• EXERCISE REQUIREMENTS: Give the number of lines containing the word "that" and nothing more.

• SUPPLIED MATERIAL:
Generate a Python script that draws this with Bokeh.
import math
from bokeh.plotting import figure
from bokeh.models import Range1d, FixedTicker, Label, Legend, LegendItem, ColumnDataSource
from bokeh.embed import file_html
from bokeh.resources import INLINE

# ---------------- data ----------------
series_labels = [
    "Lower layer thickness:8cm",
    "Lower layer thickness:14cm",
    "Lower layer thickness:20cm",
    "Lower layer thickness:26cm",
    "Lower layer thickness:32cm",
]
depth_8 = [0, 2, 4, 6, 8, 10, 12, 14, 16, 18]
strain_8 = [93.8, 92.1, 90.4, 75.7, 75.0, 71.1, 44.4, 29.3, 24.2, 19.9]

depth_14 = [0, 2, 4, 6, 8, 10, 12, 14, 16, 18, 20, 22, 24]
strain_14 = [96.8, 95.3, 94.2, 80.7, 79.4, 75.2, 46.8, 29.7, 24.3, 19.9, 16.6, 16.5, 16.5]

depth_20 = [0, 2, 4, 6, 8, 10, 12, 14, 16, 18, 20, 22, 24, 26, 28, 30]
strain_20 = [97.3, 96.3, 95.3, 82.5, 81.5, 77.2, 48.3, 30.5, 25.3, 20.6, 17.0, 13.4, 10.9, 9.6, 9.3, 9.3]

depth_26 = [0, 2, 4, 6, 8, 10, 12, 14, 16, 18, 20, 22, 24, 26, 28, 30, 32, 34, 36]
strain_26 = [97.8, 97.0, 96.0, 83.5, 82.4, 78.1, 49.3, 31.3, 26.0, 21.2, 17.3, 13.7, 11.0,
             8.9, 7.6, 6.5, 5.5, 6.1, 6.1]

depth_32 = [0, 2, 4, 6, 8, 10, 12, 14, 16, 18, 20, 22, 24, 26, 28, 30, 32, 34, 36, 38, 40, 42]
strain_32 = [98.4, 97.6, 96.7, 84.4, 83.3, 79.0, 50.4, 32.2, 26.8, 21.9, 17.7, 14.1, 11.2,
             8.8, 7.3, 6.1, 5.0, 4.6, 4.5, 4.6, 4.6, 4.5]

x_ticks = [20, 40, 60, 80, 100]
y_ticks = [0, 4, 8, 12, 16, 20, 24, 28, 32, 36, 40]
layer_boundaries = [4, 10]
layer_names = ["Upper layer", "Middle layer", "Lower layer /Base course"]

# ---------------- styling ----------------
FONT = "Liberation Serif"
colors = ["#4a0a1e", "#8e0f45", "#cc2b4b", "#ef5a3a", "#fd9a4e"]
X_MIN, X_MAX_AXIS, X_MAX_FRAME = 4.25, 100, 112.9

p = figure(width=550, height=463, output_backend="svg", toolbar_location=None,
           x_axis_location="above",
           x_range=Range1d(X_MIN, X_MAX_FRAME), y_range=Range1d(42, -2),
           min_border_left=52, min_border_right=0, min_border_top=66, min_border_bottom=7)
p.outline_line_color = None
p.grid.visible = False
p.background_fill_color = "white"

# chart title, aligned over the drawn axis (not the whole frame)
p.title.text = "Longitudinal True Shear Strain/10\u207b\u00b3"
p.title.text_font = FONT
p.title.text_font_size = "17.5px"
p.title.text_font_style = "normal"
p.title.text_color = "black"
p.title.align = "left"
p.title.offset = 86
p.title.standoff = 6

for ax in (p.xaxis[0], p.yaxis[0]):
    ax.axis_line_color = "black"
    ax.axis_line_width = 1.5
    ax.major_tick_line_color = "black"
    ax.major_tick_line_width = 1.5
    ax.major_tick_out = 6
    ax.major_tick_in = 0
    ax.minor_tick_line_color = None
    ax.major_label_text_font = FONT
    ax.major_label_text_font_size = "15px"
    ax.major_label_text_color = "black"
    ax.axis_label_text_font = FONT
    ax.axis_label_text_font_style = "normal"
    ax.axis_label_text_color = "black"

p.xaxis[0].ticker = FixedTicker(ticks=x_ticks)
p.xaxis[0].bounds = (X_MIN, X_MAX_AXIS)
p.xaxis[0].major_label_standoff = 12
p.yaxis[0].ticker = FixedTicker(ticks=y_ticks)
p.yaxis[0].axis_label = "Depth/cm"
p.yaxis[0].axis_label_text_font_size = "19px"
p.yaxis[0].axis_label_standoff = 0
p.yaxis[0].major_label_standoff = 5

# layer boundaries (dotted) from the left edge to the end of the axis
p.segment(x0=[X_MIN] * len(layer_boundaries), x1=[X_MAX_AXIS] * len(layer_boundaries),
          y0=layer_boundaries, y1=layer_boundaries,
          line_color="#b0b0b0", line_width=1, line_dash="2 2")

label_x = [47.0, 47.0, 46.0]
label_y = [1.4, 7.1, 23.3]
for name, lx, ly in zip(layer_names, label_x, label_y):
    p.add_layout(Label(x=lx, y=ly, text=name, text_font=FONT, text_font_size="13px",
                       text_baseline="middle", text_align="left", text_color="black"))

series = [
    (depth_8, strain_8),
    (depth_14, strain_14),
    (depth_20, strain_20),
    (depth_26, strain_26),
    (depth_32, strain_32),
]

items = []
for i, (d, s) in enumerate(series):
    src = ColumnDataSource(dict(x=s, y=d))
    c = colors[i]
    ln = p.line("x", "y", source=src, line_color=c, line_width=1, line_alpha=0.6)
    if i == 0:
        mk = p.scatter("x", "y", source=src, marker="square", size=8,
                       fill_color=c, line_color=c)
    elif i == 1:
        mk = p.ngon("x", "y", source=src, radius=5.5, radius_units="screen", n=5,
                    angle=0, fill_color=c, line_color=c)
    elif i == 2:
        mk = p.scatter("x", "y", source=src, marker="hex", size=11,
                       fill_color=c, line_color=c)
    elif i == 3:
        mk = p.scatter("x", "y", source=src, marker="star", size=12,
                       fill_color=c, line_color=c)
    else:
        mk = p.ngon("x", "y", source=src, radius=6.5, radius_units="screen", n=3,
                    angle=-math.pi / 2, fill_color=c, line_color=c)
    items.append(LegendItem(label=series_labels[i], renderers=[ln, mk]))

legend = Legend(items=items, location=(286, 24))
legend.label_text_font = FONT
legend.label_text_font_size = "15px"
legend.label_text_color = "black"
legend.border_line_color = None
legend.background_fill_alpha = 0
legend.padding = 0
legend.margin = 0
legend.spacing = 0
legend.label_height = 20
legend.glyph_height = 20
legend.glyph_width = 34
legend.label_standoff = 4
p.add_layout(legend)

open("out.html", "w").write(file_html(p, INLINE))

* * *

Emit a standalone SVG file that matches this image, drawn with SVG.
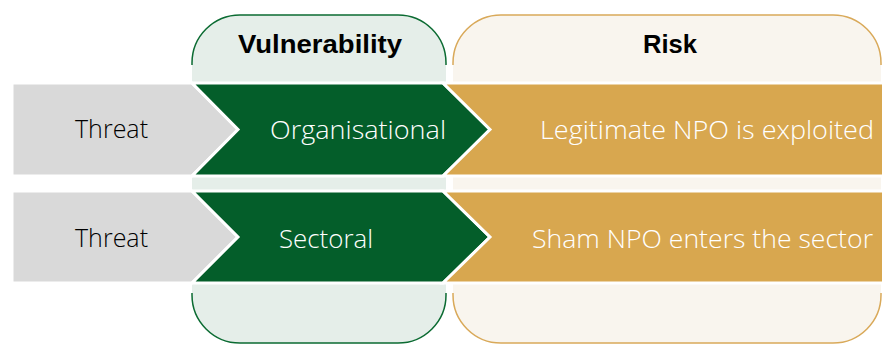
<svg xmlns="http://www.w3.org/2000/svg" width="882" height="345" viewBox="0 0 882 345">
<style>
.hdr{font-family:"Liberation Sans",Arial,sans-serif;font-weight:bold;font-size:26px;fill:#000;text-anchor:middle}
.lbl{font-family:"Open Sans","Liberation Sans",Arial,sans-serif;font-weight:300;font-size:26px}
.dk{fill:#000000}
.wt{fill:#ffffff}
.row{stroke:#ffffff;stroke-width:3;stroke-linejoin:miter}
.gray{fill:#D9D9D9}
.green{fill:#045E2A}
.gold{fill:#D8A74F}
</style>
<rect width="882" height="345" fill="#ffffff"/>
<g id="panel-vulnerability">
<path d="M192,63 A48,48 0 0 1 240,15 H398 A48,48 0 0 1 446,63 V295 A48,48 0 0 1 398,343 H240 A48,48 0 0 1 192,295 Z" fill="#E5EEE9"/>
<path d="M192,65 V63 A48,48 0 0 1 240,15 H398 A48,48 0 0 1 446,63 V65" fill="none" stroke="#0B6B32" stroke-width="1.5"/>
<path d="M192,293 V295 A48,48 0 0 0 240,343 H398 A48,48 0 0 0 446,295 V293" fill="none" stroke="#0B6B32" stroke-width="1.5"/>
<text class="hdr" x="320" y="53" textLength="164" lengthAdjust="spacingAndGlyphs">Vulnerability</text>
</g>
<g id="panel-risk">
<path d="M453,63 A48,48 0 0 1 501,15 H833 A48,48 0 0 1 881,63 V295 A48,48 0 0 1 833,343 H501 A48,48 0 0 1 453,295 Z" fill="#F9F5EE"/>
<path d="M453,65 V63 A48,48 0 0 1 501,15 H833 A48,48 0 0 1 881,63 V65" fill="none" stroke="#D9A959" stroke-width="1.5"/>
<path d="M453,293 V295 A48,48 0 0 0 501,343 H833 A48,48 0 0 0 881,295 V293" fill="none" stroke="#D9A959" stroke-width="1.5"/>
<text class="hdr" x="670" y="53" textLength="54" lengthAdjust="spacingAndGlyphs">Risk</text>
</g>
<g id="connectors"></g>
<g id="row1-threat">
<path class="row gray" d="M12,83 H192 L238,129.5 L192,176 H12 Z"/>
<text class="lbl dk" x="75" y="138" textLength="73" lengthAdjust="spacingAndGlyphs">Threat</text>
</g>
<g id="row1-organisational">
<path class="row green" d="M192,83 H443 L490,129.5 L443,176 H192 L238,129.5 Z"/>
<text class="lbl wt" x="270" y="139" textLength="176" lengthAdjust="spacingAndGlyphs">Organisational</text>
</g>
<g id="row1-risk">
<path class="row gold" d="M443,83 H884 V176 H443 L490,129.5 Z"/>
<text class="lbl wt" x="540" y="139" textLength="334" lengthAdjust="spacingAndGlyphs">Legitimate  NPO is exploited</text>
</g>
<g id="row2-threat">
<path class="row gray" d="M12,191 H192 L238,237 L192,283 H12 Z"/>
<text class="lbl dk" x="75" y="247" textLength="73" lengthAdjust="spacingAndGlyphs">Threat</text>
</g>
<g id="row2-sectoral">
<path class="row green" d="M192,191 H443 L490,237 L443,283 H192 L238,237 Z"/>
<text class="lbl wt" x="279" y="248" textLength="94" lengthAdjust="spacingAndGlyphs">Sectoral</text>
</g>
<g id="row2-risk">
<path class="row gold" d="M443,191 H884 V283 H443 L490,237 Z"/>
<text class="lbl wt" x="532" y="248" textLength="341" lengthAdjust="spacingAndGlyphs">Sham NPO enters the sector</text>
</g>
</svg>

• FULL RESPONSE: 2